Representative Laurie Jinkins (D-Tacoma) introduced HB 2563 today, which would impose a 5 percent excise tax on capital gains over $10,000 a year ($5,000 for an individual), a bill that borrows generously from proposals made by the Washington State Budget and Policy Center. The proposed bill would not tax profits from the sale of a primary residence or farmland, or affect retirement savings or inheritances. 97 percent of Washingtonians would see no tax increase at all. In fact, the richest one percent currently enjoy more than three-quarters of all capital gains (mostly the profit on the sale of stocks, bonds, and real estate).
One of the downsides to a capital gains tax is that it is extremely volatile, rising and falling with the economic cycle; it is estimated that over past ten years, this tax would have raised between $215 million and $650 million a year, averaging about $480 million a year. On the positive side, it would take an important step toward flattening our sales-tax-heavy most-regressive-in-the-nation tax structure, while generating desperately needed new revenue.

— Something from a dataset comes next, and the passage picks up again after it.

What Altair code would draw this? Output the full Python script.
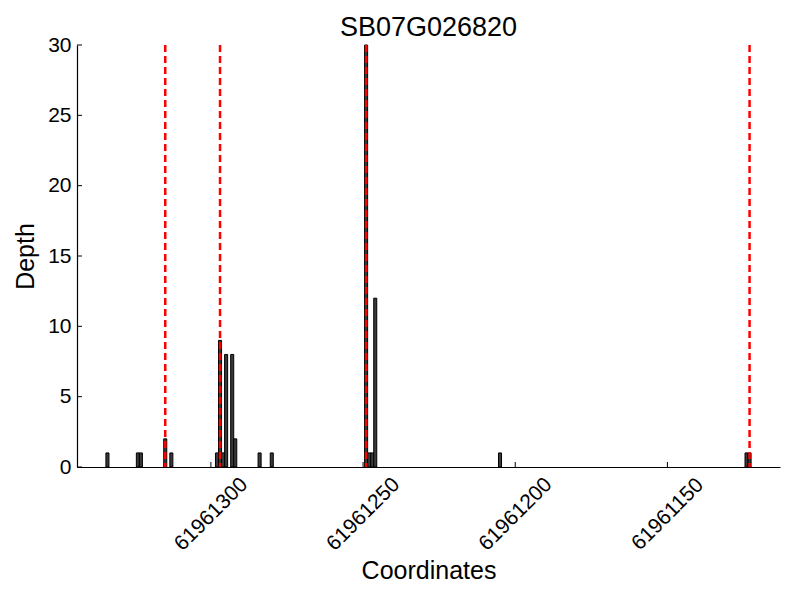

So does it have a snowball's chance in hell of passing? 25 co-sponsors signed on to Jinkins' bill, so it's far from a fringe proposal, and 42 other states already tax capital gains, including Oregon at 11 percent, and Idaho at 7.8 percent. The real hurdle will be in the senate, where road-kill Democrats pretty much give ranking Ways and Means Republican Joe Zarelli effective control of budget issues. Backers are reportedly hopeful, but it will take a lot of discipline and arm-twisting to get the votes even to refer this to ballot.